In state after state we are working to ensure that prescription drugs are included in new state comprehensive coverage plans.

At the Federal level, we are supporting the reauthorization of SCHIP and partnering with the YMCA and Easter Seals to enroll more of the five million covered children who have not yet enrolled.

We’re trying to fix, limit or reverse the damage already being done by the five top chronic diseases. Chronic disease is responsible for 75 percent of our health care spending.

For example, one of every three children born in 2000 will likely be diabetic in his or her lifetime. Ten percent of school children today suffer with asthma.

A recent study demonstrated that we could reduce emergency visits by 91 percent and outpatient visits by 56 percent for children with asthma who learned to manage their disease with prescription medicines currently available.

When – along with so many of our health care partners – we recognized the need to focus more of our efforts on disease awareness, early screening, health care maintenance, healthy living, and, most importantly, prevention, we realized the need to redefine our role in the broader health care reform equation.

The success of the GlaxoSmithKline (GSK) Asheville employer-based diabetic project led us to launch our own Healthy Town pilots in Fresno, California, and Jackson, Mississippi.

We have launched our Diversity Project to aggressively address the health disparity issues that confront minority communities across America and to involve more minority members of congress and the state legislatures in our efforts.

Additionally, we know that for every dollar well spent on needed medications we can save over four dollars of health care costs, and vastly improve health care outcomes.

If chronic diseases eat up 75 percent of our health care dollar, and if more and more of us will face not one but several of these diseases simultaneously, we need to focus not just on prevention, but on managing the various combinations of these diseases. Money spent on disease management strategies would be vastly eclipsed by all the pain and suffering avoided and the damage prevented, not to mention all the productivity gained and lives saved.

When we witnessed the alarming, rising trend in the misuse of medicines in our country, we partnered with DARE and the Partnership for a Drug Free America to bring the messages of appropriate medicine use to the school children of our country.

Today, in America, our patients do not have has to ask his or her doctors, nurses, hospitals or pharmacies where their medicines come from, or whether they are even real or not. Counterfeit medicines in America are still a 1 percent problem, at worst.

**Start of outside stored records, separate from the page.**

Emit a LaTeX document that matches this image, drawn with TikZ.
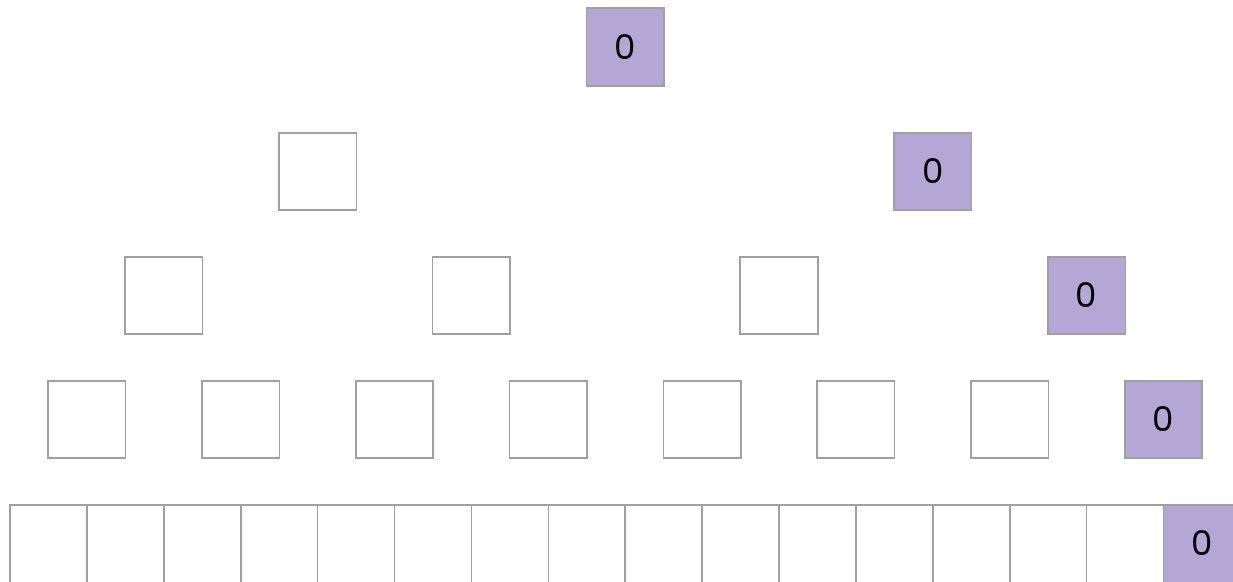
\documentclass[tikz,border=0pt]{standalone}
\usepackage{fontspec}
\setmainfont{Poppins}
\definecolor{lav}{HTML}{B4A7D6}
\definecolor{edge}{HTML}{A0A0A0}
\tikzset{
  lbl/.style={font=\fontsize{34}{40}\selectfont},
  cell/.style={draw=edge, line width=1.6pt, minimum width=77.5pt, minimum height=77.5pt, inner sep=0pt, lbl},
  bcell/.style={draw=edge, line width=1.6pt, minimum width=76.9pt, minimum height=100pt, inner sep=0pt},
  hit/.style={fill=lav}
}
\begin{document}
\begin{tikzpicture}[x=1pt,y=-1pt]
\useasboundingbox (0,0) rectangle (1233,581);
\clip (0,0) rectangle (1233,581);
% row 1
\node[cell,hit] (r1c0) at (625.2,47) {0};
% row 2
\node[cell] (r2c0) at (317.6,171.5) {};
\node[cell,hit] (r2c1) at (932.8,171.5) {0};
% row 3
\foreach \k in {0,1,2} {
  \node[cell] (r3c\k) at ({10+76.9*(4*\k+2)},295.5) {};
}
\node[cell,hit] (r3c3) at ({10+76.9*14},295.5) {0};
% row 4
\foreach \k in {0,...,6} {
  \node[cell] (r4c\k) at ({10+76.9*(2*\k+1)},419.5) {};
}
\node[cell,hit] (r4c7) at ({10+76.9*15},419.5) {0};
% row 5 (cells run past the lower edge)
\foreach \k in {0,...,14} {
  \node[bcell] (r5c\k) at ({10+76.9*(\k+0.5)},555) {};
}
\node[bcell,hit] (r5c15) at ({10+76.9*15.5},555) {};
\node[lbl] (r5lbl) at ({10+76.9*15.5},543.5) {0};
\end{tikzpicture}
\end{document}
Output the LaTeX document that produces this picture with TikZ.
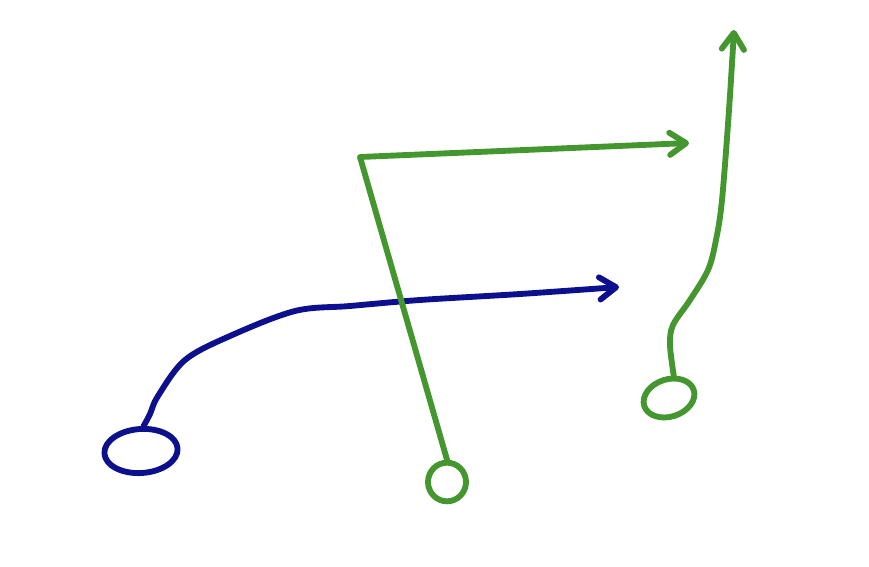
\documentclass[tikz,border=0pt]{standalone}
\usetikzlibrary{arrows.meta,shapes.geometric}
\definecolor{penblue}{RGB}{12,16,140}
\definecolor{pengreen}{RGB}{68,150,46}
\tikzset{
    pen/.style={line width=5pt, line cap=round, line join=round},
    bluepen/.style={pen, draw=penblue},
    greenpen/.style={pen, draw=pengreen},
    ring/.style={ellipse, inner sep=0pt},
    tip/.style={-{Straight Barb[length=14pt,width=19pt,round]}}
}
\begin{document}
\begin{tikzpicture}[x=0.03cm, y=-0.03cm]
\useasboundingbox (0,0) rectangle (869,567);

% start rings
\node[ring, bluepen, minimum width=2.2cm, minimum height=1.32cm, rotate=4] (bstart) at (141,451) {};
\node[ring, greenpen, minimum width=1.14cm, minimum height=1.16cm] (mstart) at (447,482) {};
\node[ring, greenpen, minimum width=1.56cm, minimum height=1.12cm, rotate=18] (rstart) at (669,398) {};

% end points
\coordinate (bend) at (619,287);
\coordinate (corner) at (360,157);
\coordinate (mend) at (689,143);
\coordinate (rend) at (734,30);

% blue path
\draw[bluepen, tip] plot[smooth, tension=0.55] coordinates {(bstart.80) (150,414) (158,396) (185,360) (230,336) (295,311) (350,306) (420,300) (520,294) (bend)};

% middle green path
\draw[greenpen, tip] (mstart.north) -- (corner) -- (mend);

% right green path
\draw[greenpen, tip] plot[smooth, tension=0.55] coordinates {(rstart.60) (670,345) (673,325) (690,300) (708,270) (716,240) (722,200) (729,110) (rend)};
\end{tikzpicture}
\end{document}
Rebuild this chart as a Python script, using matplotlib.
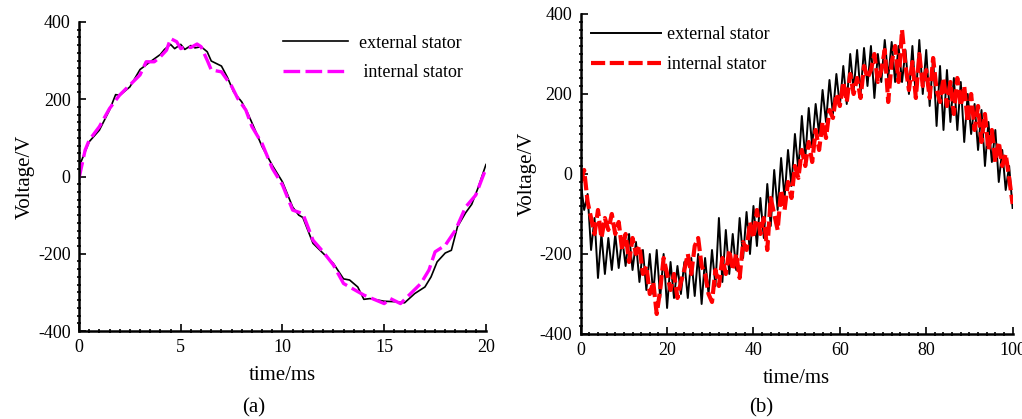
import matplotlib.pyplot as plt
import numpy as np

plt.rcParams['font.family'] = ['Liberation Serif', 'DejaVu Serif']
plt.rcParams['axes.unicode_minus'] = False

# ---- panel (a): one electrical period ----
t_ext_a = [0, 0.5, 1, 1.5, 1.8, 2, 2.5, 3, 3.5, 4, 4.2, 4.5, 4.7, 5, 5.2, 5.5, 5.7, 6, 6.3, 6.5,
           7, 7.3, 7.6, 8, 8.3, 8.6, 9, 9.5, 10, 10.5, 10.8, 11, 11.5, 12, 12.5, 13, 13.3, 13.7,
           14, 14.3, 14.7, 15, 15.5, 16, 16.5, 17, 17.3, 17.6, 18, 18.3, 18.6, 19, 19.3, 19.6, 20]
v_ext_a = [25, 90, 120, 172, 212, 210, 232, 277, 297, 316, 329, 342, 331, 342, 329, 339, 333, 336, 323, 299,
           286, 256, 219, 193, 163, 127, 77, 29, -14, -79, -100, -106, -173, -199, -225, -265, -268, -286,
           -318, -316, -320, -323, -324, -327, -303, -286, -260, -221, -198, -191, -130, -94, -72, -31, 31]

t_int_a = [0, 0.3, 0.5, 1, 1.5, 2, 2.5, 3, 3.3, 3.7, 4, 4.3, 4.5, 4.8, 5, 5.2, 5.5, 5.8, 6, 6.3, 6.5,
           7, 7.5, 7.8, 8.2, 8.5, 9, 9.5, 10, 10.5, 11, 11.5, 12, 12.5, 13, 13.5, 14, 14.5, 15, 15.3,
           15.8, 16.3, 16.8, 17.2, 17.5, 18, 18.5, 19, 19.5, 20]
v_int_a = [-5, 68, 94, 129, 176, 211, 237, 263, 297, 297, 310, 327, 357, 349, 331, 336, 334, 343, 336, 301, 276,
           271, 234, 202, 172, 129, 85, 21, -22, -87, -96, -165, -195, -229, -277, -292, -307, -318, -329, -316,
           -329, -303, -277, -242, -195, -178, -139, -79, -48, 21]

# ---- panel (b): noisy waveform, sampled every 0.8 ms ----
t_b = np.arange(0, 100.01, 0.8)
v_ext_b = [-20, -90, -50, -190, -110, -260, -150, -250, -160, -240,
           -150, -235, -160, -230, -150, -240, -170, -270, -190, -290,
           -200, -300, -190, -310, -200, -335, -220, -310, -230, -300,
           -220, -310, -210, -305, -200, -325, -210, -300, -190, -280,
           -110, -270, -140, -250, -150, -240, -110, -210, -95, -200,
           -80, -180, -60, -160, -25, -130, 10, -90, 40, -60,
           60, -30, 100, 10, 145, 40, 165, 70, 175, 100,
           210, 130, 235, 150, 250, 170, 270, 175, 300, 210,
           310, 200, 315, 220, 320, 190, 300, 230, 335, 240,
           330, 230, 320, 230, 310, 200, 320, 190, 335, 200,
           310, 170, 290, 120, 270, 110, 260, 130, 240, 110,
           230, 80, 200, 100, 175, 60, 160, 20, 130, 30,
           110, -20, 60, -40, 20, -85]
v_int_b = [-20, 10, -70, -110, -150, -90, -160, -110, -140, -100,
           -150, -120, -190, -150, -220, -160, -200, -180, -250, -230,
           -300, -270, -350, -290, -210, -250, -290, -250, -310, -270,
           -240, -200, -250, -180, -160, -230, -250, -300, -320, -240,
           -280, -210, -250, -190, -240, -200, -260, -170, -190, -120,
           -160, -90, -150, -110, -190, -60, -100, -140, -40, -90,
           -20, -60, 20, -10, 60, 20, 80, 30, 110, 60,
           130, 90, 160, 140, 200, 170, 230, 180, 250, 200,
           240, 190, 270, 240, 260, 300, 230, 260, 310, 180,
           280, 320, 230, 360, 270, 210, 280, 190, 300, 220,
           260, 190, 290, 210, 180, 240, 170, 230, 150, 240,
           170, 220, 130, 200, 110, 170, 80, 150, 60, 110,
           30, 80, 20, 50, -10, -75]

fig = plt.figure(figsize=(10.22, 4.19), dpi=100)


def style_axes(ax, xmax, xmajor, xminor):
    ax.set_xlim(0, xmax)
    ax.set_ylim(-400, 400)
    ax.set_xticks(np.arange(0, xmax + 0.01, xmajor))
    ax.set_xticks(np.arange(0, xmax + 0.01, xminor), minor=True)
    ax.set_yticks([-400, -200, 0, 200, 400])
    ax.set_yticks(np.arange(-400, 401, 20), minor=True)
    for side in ('top', 'right'):
        ax.spines[side].set_visible(False)
    for side in ('left', 'bottom'):
        ax.spines[side].set_linewidth(1.8)
    ax.tick_params(which='major', direction='in', length=5, width=1.2, labelsize=13, pad=6)
    ax.tick_params(which='minor', direction='inout', length=3, width=1.2)
    ax.set_xlabel('time/ms', fontsize=15, labelpad=7)
    ax.set_ylabel('Voltage/V', fontsize=15, labelpad=2)


ax1 = fig.add_axes([0.0773, 0.21, 0.3982, 0.7375])
ax1.plot(t_ext_a, v_ext_a, color='black', lw=1.2, label='external stator')
ax1.plot(t_int_a, v_int_a, color='#ff00ff', lw=2.4, dashes=(5, 1.6), label=' internal stator')
style_axes(ax1, 20, 5, 0.5)
ax1.legend(loc='upper right', bbox_to_anchor=(0.983, 1.012), frameon=False, fontsize=13,
           handlelength=3.6, labelspacing=0.7, handletextpad=0.6)
fig.text(0.248, 0.015, '(a)', fontsize=15, ha='center')

ax2 = fig.add_axes([0.5682, 0.2029, 0.4226, 0.7637])
ax2.plot(t_b, v_ext_b, color='black', lw=1.4, label='external stator')
ax2.plot(t_b, v_int_b, color='#ff0000', lw=3.0, dashes=(3.4, 1.1), label='internal stator')
style_axes(ax2, 100, 20, 2)
ax2.legend(loc='upper left', bbox_to_anchor=(-0.014, 1.012), frameon=False, fontsize=13,
           handlelength=3.9, labelspacing=0.7, handletextpad=0.3)
fig.text(0.745, 0.015, '(b)', fontsize=15, ha='center')

fig.savefig('out.png', dpi=100)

But all that is about to change.

Congress is considering a bill that would abandon the FDA closed regulatory system. They could allow medicines to flow into this country from all parts of the world, outside the custody and control of our companies. Not only would this “importation” legislation fail to even require the registration of a shipper to a U.S. wholesaler or pharmacy, this bill would open the closed regulatory system that today protects America patients from the epidemic of fake, counterfeit and killing drugs coming from increasingly skillful and unscrupulous criminals.

Finally, patients need and deserve better than a drug discovery and clinical trial testing model that costs nearly $1 billion to develop a new medicine and that reduces an innovative medicine’s time on the market under patent protection to 11 to 12 years on average.

First, this time-consuming and costly process simply costs too much and takes too long for the patients who desperately wait for a remedy or cure.

Second, this costly and time-consuming process doesn’t even begin to make enough room for the research and discovery of drugs and treatments for the 6,000 rare diseases which affect over 25 million Americans.

Third, science is advancing fast. We must begin to think about – and help the FDA to plan for – new research and testing models that take full advantage of scientific breakthroughs.

Fourth, [We] and the FDA need room for a research and testing model that is both more efficient and more accurate in its determination of benefit and risk.

We need to focus with laser-like accuracy on our mission to save lives and improve the human condition.

The trust we earn will be all the more precious for the effort we expend to earn it.